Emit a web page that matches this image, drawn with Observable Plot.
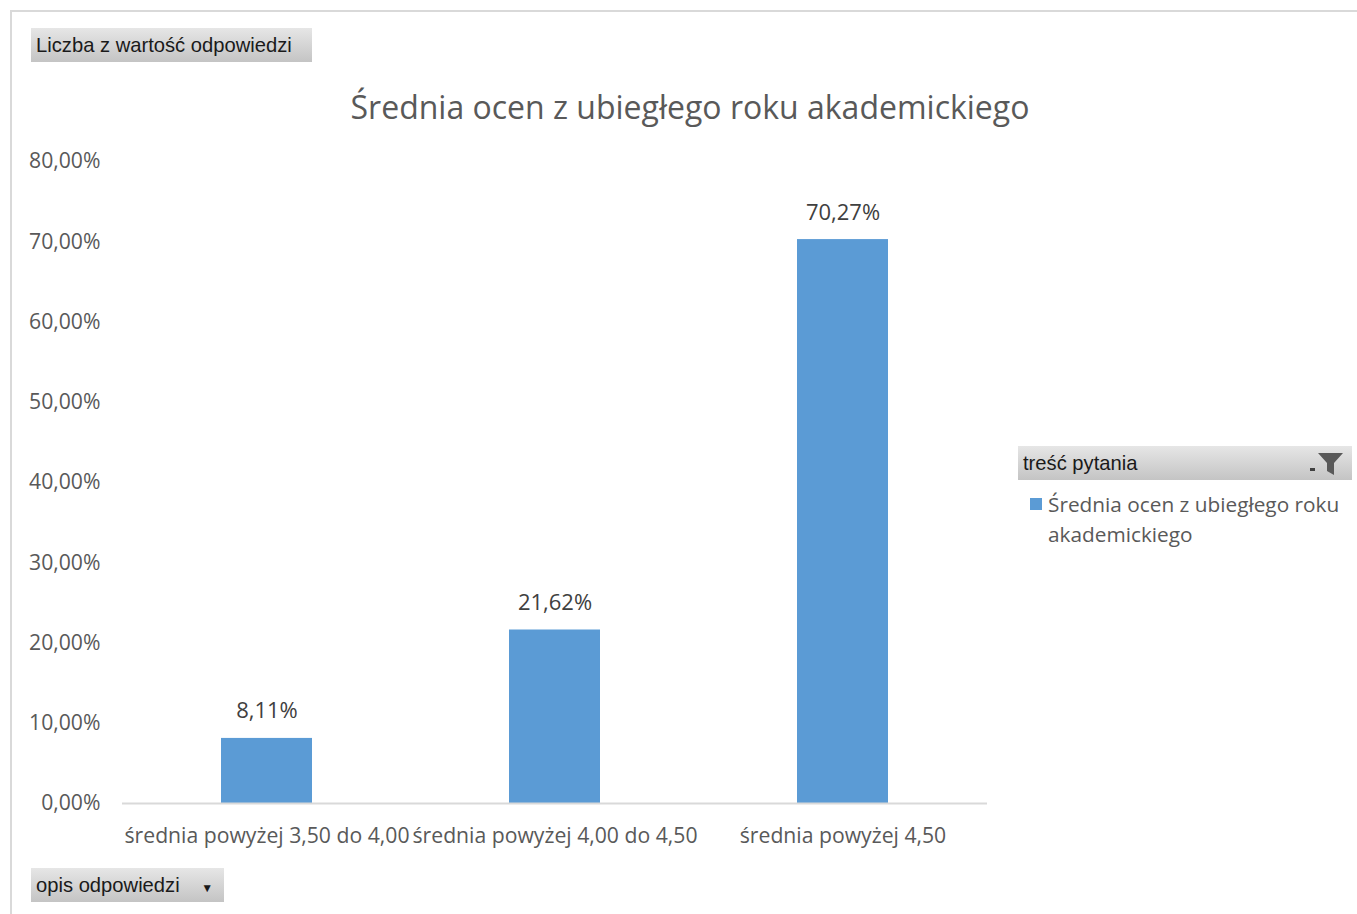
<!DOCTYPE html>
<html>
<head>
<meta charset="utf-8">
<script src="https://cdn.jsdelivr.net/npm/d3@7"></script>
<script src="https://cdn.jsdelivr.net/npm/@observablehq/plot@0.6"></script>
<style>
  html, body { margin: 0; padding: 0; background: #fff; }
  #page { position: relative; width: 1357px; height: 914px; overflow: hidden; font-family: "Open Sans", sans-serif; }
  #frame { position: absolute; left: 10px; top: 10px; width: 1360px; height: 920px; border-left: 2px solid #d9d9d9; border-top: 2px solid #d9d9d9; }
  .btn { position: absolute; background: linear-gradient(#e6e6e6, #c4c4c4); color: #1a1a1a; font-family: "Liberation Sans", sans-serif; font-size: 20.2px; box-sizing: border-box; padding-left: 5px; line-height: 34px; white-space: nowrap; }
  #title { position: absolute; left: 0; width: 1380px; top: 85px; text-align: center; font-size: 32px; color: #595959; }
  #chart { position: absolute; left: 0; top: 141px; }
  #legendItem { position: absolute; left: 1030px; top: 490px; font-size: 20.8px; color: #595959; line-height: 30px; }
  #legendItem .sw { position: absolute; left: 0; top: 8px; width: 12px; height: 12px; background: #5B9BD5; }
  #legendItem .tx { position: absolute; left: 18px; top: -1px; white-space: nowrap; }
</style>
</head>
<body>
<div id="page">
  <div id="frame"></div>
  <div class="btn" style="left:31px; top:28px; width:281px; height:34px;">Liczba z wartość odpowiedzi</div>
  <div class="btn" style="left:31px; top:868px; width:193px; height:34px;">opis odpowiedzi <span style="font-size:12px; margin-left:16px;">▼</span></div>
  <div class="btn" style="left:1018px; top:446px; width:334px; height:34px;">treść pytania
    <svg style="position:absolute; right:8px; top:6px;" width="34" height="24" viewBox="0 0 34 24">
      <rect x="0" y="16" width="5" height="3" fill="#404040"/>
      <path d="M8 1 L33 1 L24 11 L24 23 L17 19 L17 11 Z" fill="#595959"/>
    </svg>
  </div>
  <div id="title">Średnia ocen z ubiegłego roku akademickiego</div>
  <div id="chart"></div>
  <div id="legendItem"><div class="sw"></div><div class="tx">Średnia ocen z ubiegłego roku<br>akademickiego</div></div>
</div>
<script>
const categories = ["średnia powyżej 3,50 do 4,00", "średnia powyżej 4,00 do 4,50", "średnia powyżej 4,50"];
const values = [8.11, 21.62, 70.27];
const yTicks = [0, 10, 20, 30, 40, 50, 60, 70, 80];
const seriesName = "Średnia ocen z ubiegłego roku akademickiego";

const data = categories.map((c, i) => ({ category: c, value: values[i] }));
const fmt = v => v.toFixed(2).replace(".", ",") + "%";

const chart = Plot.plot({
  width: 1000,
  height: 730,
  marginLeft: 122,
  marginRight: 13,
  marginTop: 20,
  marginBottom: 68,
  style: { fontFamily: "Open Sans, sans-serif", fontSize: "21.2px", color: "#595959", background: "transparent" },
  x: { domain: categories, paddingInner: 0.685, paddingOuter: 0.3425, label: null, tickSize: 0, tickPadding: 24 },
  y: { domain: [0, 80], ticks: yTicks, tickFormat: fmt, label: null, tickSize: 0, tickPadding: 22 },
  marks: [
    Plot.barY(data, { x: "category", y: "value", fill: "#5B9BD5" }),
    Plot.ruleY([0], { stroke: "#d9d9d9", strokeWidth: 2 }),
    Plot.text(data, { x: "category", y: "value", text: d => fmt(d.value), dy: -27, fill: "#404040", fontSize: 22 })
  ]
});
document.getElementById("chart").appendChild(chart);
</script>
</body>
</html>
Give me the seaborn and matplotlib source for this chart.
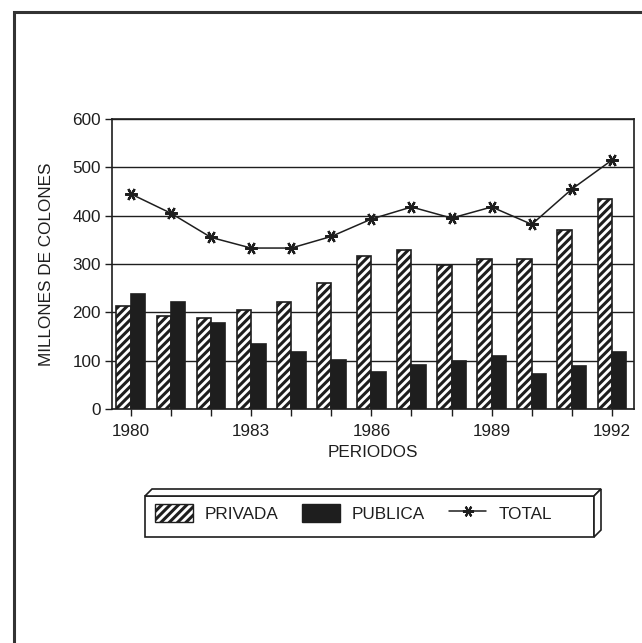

> [TASK] Reproduce every line of the material precisely, omitting its pictures.

> [RESULT FOR THIS EXERCISE]
Emit a web page that matches this image, drawn with Observable Plot.
<!DOCTYPE html>
<html>
<head>
<meta charset="utf-8">
<script src="https://cdn.jsdelivr.net/npm/d3@7"></script>
<script src="https://cdn.jsdelivr.net/npm/@observablehq/plot@0.6"></script>
<style>
  html, body { margin: 0; padding: 0; background: #fff; }
  #page { position: relative; width: 1357px; height: 914px; overflow: hidden; font-family: "Open Sans", sans-serif; }
  #frame { position: absolute; left: 10px; top: 10px; width: 1360px; height: 920px; border-left: 2px solid #d9d9d9; border-top: 2px solid #d9d9d9; }
  .btn { position: absolute; background: linear-gradient(#e6e6e6, #c4c4c4); color: #1a1a1a; font-family: "Liberation Sans", sans-serif; font-size: 20.2px; box-sizing: border-box; padding-left: 5px; line-height: 34px; white-space: nowrap; }
  #title { position: absolute; left: 0; width: 1380px; top: 85px; text-align: center; font-size: 32px; color: #595959; }
  #chart { position: absolute; left: 0; top: 141px; }
  #legendItem { position: absolute; left: 1030px; top: 490px; font-size: 20.8px; color: #595959; line-height: 30px; }
  #legendItem .sw { position: absolute; left: 0; top: 8px; width: 12px; height: 12px; background: #5B9BD5; }
  #legendItem .tx { position: absolute; left: 18px; top: -1px; white-space: nowrap; }
</style>
</head>
<body>
<div id="page">
  <div id="frame"></div>
  <div class="btn" style="left:31px; top:28px; width:281px; height:34px;">Liczba z wartość odpowiedzi</div>
  <div class="btn" style="left:31px; top:868px; width:193px; height:34px;">opis odpowiedzi <span style="font-size:12px; margin-left:16px;">▼</span></div>
  <div class="btn" style="left:1018px; top:446px; width:334px; height:34px;">treść pytania
    <svg style="position:absolute; right:8px; top:6px;" width="34" height="24" viewBox="0 0 34 24">
      <rect x="0" y="16" width="5" height="3" fill="#404040"/>
      <path d="M8 1 L33 1 L24 11 L24 23 L17 19 L17 11 Z" fill="#595959"/>
    </svg>
  </div>
  <div id="title">Średnia ocen z ubiegłego roku akademickiego</div>
  <div id="chart"></div>
  <div id="legendItem"><div class="sw"></div><div class="tx">Średnia ocen z ubiegłego roku<br>akademickiego</div></div>
</div>
<script>
const categories = ["średnia powyżej 3,50 do 4,00", "średnia powyżej 4,00 do 4,50", "średnia powyżej 4,50"];
const values = [8.11, 21.62, 70.27];
const yTicks = [0, 10, 20, 30, 40, 50, 60, 70, 80];
const seriesName = "Średnia ocen z ubiegłego roku akademickiego";

const data = categories.map((c, i) => ({ category: c, value: values[i] }));
const fmt = v => v.toFixed(2).replace(".", ",") + "%";

const chart = Plot.plot({
  width: 1000,
  height: 730,
  marginLeft: 122,
  marginRight: 13,
  marginTop: 20,
  marginBottom: 68,
  style: { fontFamily: "Open Sans, sans-serif", fontSize: "21.2px", color: "#595959", background: "transparent" },
  x: { domain: categories, paddingInner: 0.685, paddingOuter: 0.3425, label: null, tickSize: 0, tickPadding: 24 },
  y: { domain: [0, 80], ticks: yTicks, tickFormat: fmt, label: null, tickSize: 0, tickPadding: 22 },
  marks: [
    Plot.barY(data, { x: "category", y: "value", fill: "#5B9BD5" }),
    Plot.ruleY([0], { stroke: "#d9d9d9", strokeWidth: 2 }),
    Plot.text(data, { x: "category", y: "value", text: d => fmt(d.value), dy: -27, fill: "#404040", fontSize: 22 })
  ]
});
document.getElementById("chart").appendChild(chart);
</script>
</body>
</html>
Give me the seaborn and matplotlib source for this chart.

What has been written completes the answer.